##### Recorded data #####
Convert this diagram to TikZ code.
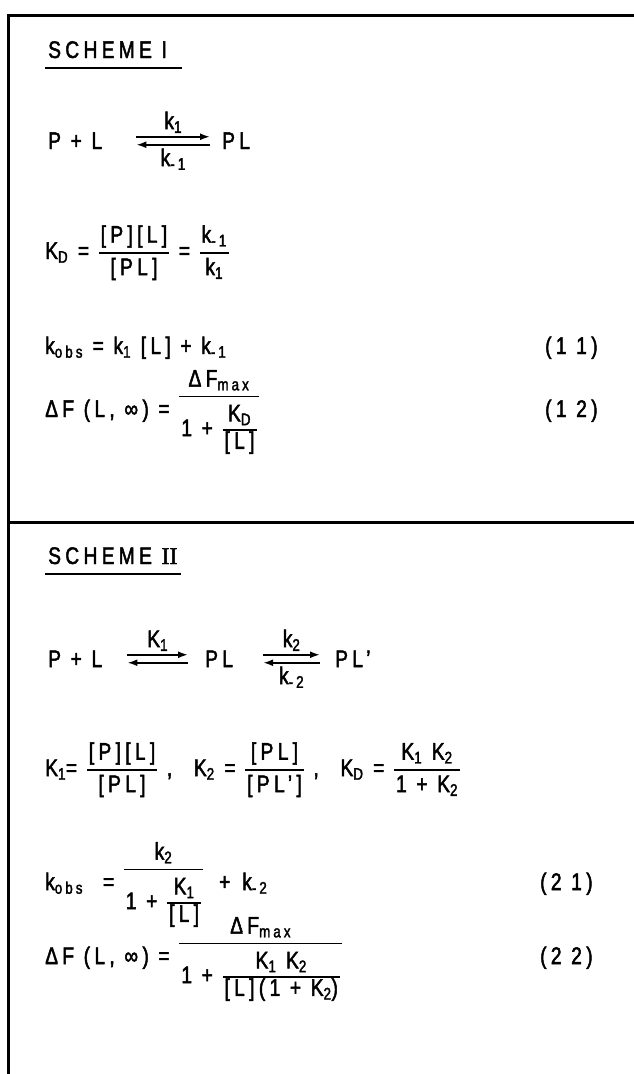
\documentclass[tikz,border=0pt]{standalone}
\usepackage{fontspec}
\setmainfont{Liberation Sans}[FakeStretch=0.8,FakeBold=2,LetterSpace=18]
\newfontfamily\romanfont{Liberation Serif}[FakeBold=2]
\usetikzlibrary{arrows.meta,positioning}

% fractions as two-row tables with a heavy rule between the rows
\setlength{\arrayrulewidth}{1.6pt}
\newcommand{\fr}[2]{{\renewcommand{\arraystretch}{1.1}\begin{tabular}[c]{@{\hspace{2pt}}c@{\hspace{2pt}}}#1\\\hline #2\end{tabular}}}
\newcommand{\frn}[2]{{\renewcommand{\arraystretch}{1.1}\begin{tabular}[c]{@{\hspace{2pt}}c@{\hspace{2pt}}}#1\\\hline\noalign{\vskip 6pt}#2\end{tabular}}}
\newcommand{\frin}[2]{{\renewcommand{\arraystretch}{0.92}\begin{tabular}[c]{@{\hspace{2pt}}c@{\hspace{2pt}}}#1\\\hline #2\end{tabular}}}
\newcommand{\lo}[1]{\textsubscript{#1}}

\begin{document}
\begin{tikzpicture}[x=1pt, y=-1pt,
        every node/.style={anchor=base west, inner sep=0pt, font=\fontsize{24}{28}\selectfont},
        frame/.style={line width=3pt},
        uline/.style={line width=2.5pt},
        eqarrow/.style={line width=1.8pt, -{Latex[length=10pt,width=7pt]}},
        rate/.style={inner sep=3pt}]
    \useasboundingbox (0,0) rectangle (634,1074);
    % frame
    \draw[frame] (634,15) -- (8,15) -- (8,1074);
    \draw[frame] (8,522) -- (634,522);

    % scheme I
    \node (s1) at (48,58) {SCHEME I};
    \draw[uline] ([xshift=-3pt,yshift=-10pt]s1.base west) -- ([xshift=15pt,yshift=-10pt]s1.base east);
    \node (r1a) at (48,149) {P + L};
    \node (r1b) at (222,149) {PL};
    \draw[eqarrow] ([xshift=34pt,yshift=4pt]r1a.east) -- ([xshift=-12pt,yshift=4pt]r1b.west)
        node[midway, above, rate] {k\lo{1}};
    \draw[eqarrow] ([xshift=-12pt,yshift=-4pt]r1b.west) -- ([xshift=34pt,yshift=-4pt]r1a.east)
        node[midway, below, rate] {k\lo{-1}};
    \node (kd1) at (45,259) {K\lo{D} = \fr{[P][L]}{[PL]} = \fr{k\lo{-1}}{k\lo{1}}};
    \node (ko1) at (45,354) {k\lo{obs} = k\lo{1} [L] + k\lo{-1}};
    \node (n11) at (545,354) {(1 1)};
    \node (df1) at (45,417) {ΔF (L, ∞) = \frn{ΔF\lo{max}}{1 + \frin{K\lo{D}}{[L]}}};
    \node (n12) at (545,417) {(1 2)};

    % scheme II
    \node (s2) at (48,564) {SCHEME {\romanfont II}};
    \draw[uline] ([xshift=-3pt,yshift=-10pt]s2.base west) -- ([xshift=3pt,yshift=-10pt]s2.base east);
    \node (r2a) at (48,667) {P + L};
    \node (r2b) at (205,667) {PL};
    \node (r2c) at (335,667) {PL'};
    \draw[eqarrow] ([xshift=25pt,yshift=4pt]r2a.east) -- ([xshift=-17pt,yshift=4pt]r2b.west)
        node[midway, above, rate] {K\lo{1}};
    \draw[eqarrow] ([xshift=-17pt,yshift=-4pt]r2b.west) -- ([xshift=25pt,yshift=-4pt]r2a.east);
    \draw[eqarrow] ([xshift=30pt,yshift=4pt]r2b.east) -- ([xshift=-15pt,yshift=4pt]r2c.west)
        node[midway, above, rate] {k\lo{2}};
    \draw[eqarrow] ([xshift=-15pt,yshift=-4pt]r2c.west) -- ([xshift=30pt,yshift=-4pt]r2b.east)
        node[midway, below, rate] {k\lo{-2}};
    \node (k12) at (45,776) {K\lo{1}= \fr{[P][L]}{[PL]} ,\hspace{12pt} K\lo{2} = \fr{[PL]}{[PL']} ,\hspace{12pt} K\lo{D} = \fr{K\lo{1} K\lo{2}}{1 + K\lo{2}}};
    \node (ko2) at (45,890) {k\lo{obs}\hspace{20pt}= \frn{k\lo{2}}{1 + \frin{K\lo{1}}{[L]}}\hspace{16pt}+\hspace{12pt}k\lo{-2}};
    \node (n21) at (540,890) {(2 1)};
    \node (df2) at (45,964) {ΔF (L, ∞) = \frn{ΔF\lo{max}}{1 + \frin{K\lo{1} K\lo{2}}{[L](1 + K\lo{2})}}};
    \node (n22) at (540,964) {(2 2)};
\end{tikzpicture}
\end{document}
#####
**Exercise brief**
Pictures are to be left out; repeat all the remaining data exactly.

**The response**
Convert this diagram to TikZ code.
\documentclass[tikz,border=0pt]{standalone}
\usepackage{fontspec}
\setmainfont{Liberation Sans}[FakeStretch=0.8,FakeBold=2,LetterSpace=18]
\newfontfamily\romanfont{Liberation Serif}[FakeBold=2]
\usetikzlibrary{arrows.meta,positioning}

% fractions as two-row tables with a heavy rule between the rows
\setlength{\arrayrulewidth}{1.6pt}
\newcommand{\fr}[2]{{\renewcommand{\arraystretch}{1.1}\begin{tabular}[c]{@{\hspace{2pt}}c@{\hspace{2pt}}}#1\\\hline #2\end{tabular}}}
\newcommand{\frn}[2]{{\renewcommand{\arraystretch}{1.1}\begin{tabular}[c]{@{\hspace{2pt}}c@{\hspace{2pt}}}#1\\\hline\noalign{\vskip 6pt}#2\end{tabular}}}
\newcommand{\frin}[2]{{\renewcommand{\arraystretch}{0.92}\begin{tabular}[c]{@{\hspace{2pt}}c@{\hspace{2pt}}}#1\\\hline #2\end{tabular}}}
\newcommand{\lo}[1]{\textsubscript{#1}}

\begin{document}
\begin{tikzpicture}[x=1pt, y=-1pt,
        every node/.style={anchor=base west, inner sep=0pt, font=\fontsize{24}{28}\selectfont},
        frame/.style={line width=3pt},
        uline/.style={line width=2.5pt},
        eqarrow/.style={line width=1.8pt, -{Latex[length=10pt,width=7pt]}},
        rate/.style={inner sep=3pt}]
    \useasboundingbox (0,0) rectangle (634,1074);
    % frame
    \draw[frame] (634,15) -- (8,15) -- (8,1074);
    \draw[frame] (8,522) -- (634,522);

    % scheme I
    \node (s1) at (48,58) {SCHEME I};
    \draw[uline] ([xshift=-3pt,yshift=-10pt]s1.base west) -- ([xshift=15pt,yshift=-10pt]s1.base east);
    \node (r1a) at (48,149) {P + L};
    \node (r1b) at (222,149) {PL};
    \draw[eqarrow] ([xshift=34pt,yshift=4pt]r1a.east) -- ([xshift=-12pt,yshift=4pt]r1b.west)
        node[midway, above, rate] {k\lo{1}};
    \draw[eqarrow] ([xshift=-12pt,yshift=-4pt]r1b.west) -- ([xshift=34pt,yshift=-4pt]r1a.east)
        node[midway, below, rate] {k\lo{-1}};
    \node (kd1) at (45,259) {K\lo{D} = \fr{[P][L]}{[PL]} = \fr{k\lo{-1}}{k\lo{1}}};
    \node (ko1) at (45,354) {k\lo{obs} = k\lo{1} [L] + k\lo{-1}};
    \node (n11) at (545,354) {(1 1)};
    \node (df1) at (45,417) {ΔF (L, ∞) = \frn{ΔF\lo{max}}{1 + \frin{K\lo{D}}{[L]}}};
    \node (n12) at (545,417) {(1 2)};

    % scheme II
    \node (s2) at (48,564) {SCHEME {\romanfont II}};
    \draw[uline] ([xshift=-3pt,yshift=-10pt]s2.base west) -- ([xshift=3pt,yshift=-10pt]s2.base east);
    \node (r2a) at (48,667) {P + L};
    \node (r2b) at (205,667) {PL};
    \node (r2c) at (335,667) {PL'};
    \draw[eqarrow] ([xshift=25pt,yshift=4pt]r2a.east) -- ([xshift=-17pt,yshift=4pt]r2b.west)
        node[midway, above, rate] {K\lo{1}};
    \draw[eqarrow] ([xshift=-17pt,yshift=-4pt]r2b.west) -- ([xshift=25pt,yshift=-4pt]r2a.east);
    \draw[eqarrow] ([xshift=30pt,yshift=4pt]r2b.east) -- ([xshift=-15pt,yshift=4pt]r2c.west)
        node[midway, above, rate] {k\lo{2}};
    \draw[eqarrow] ([xshift=-15pt,yshift=-4pt]r2c.west) -- ([xshift=30pt,yshift=-4pt]r2b.east)
        node[midway, below, rate] {k\lo{-2}};
    \node (k12) at (45,776) {K\lo{1}= \fr{[P][L]}{[PL]} ,\hspace{12pt} K\lo{2} = \fr{[PL]}{[PL']} ,\hspace{12pt} K\lo{D} = \fr{K\lo{1} K\lo{2}}{1 + K\lo{2}}};
    \node (ko2) at (45,890) {k\lo{obs}\hspace{20pt}= \frn{k\lo{2}}{1 + \frin{K\lo{1}}{[L]}}\hspace{16pt}+\hspace{12pt}k\lo{-2}};
    \node (n21) at (540,890) {(2 1)};
    \node (df2) at (45,964) {ΔF (L, ∞) = \frn{ΔF\lo{max}}{1 + \frin{K\lo{1} K\lo{2}}{[L](1 + K\lo{2})}}};
    \node (n22) at (540,964) {(2 2)};
\end{tikzpicture}
\end{document}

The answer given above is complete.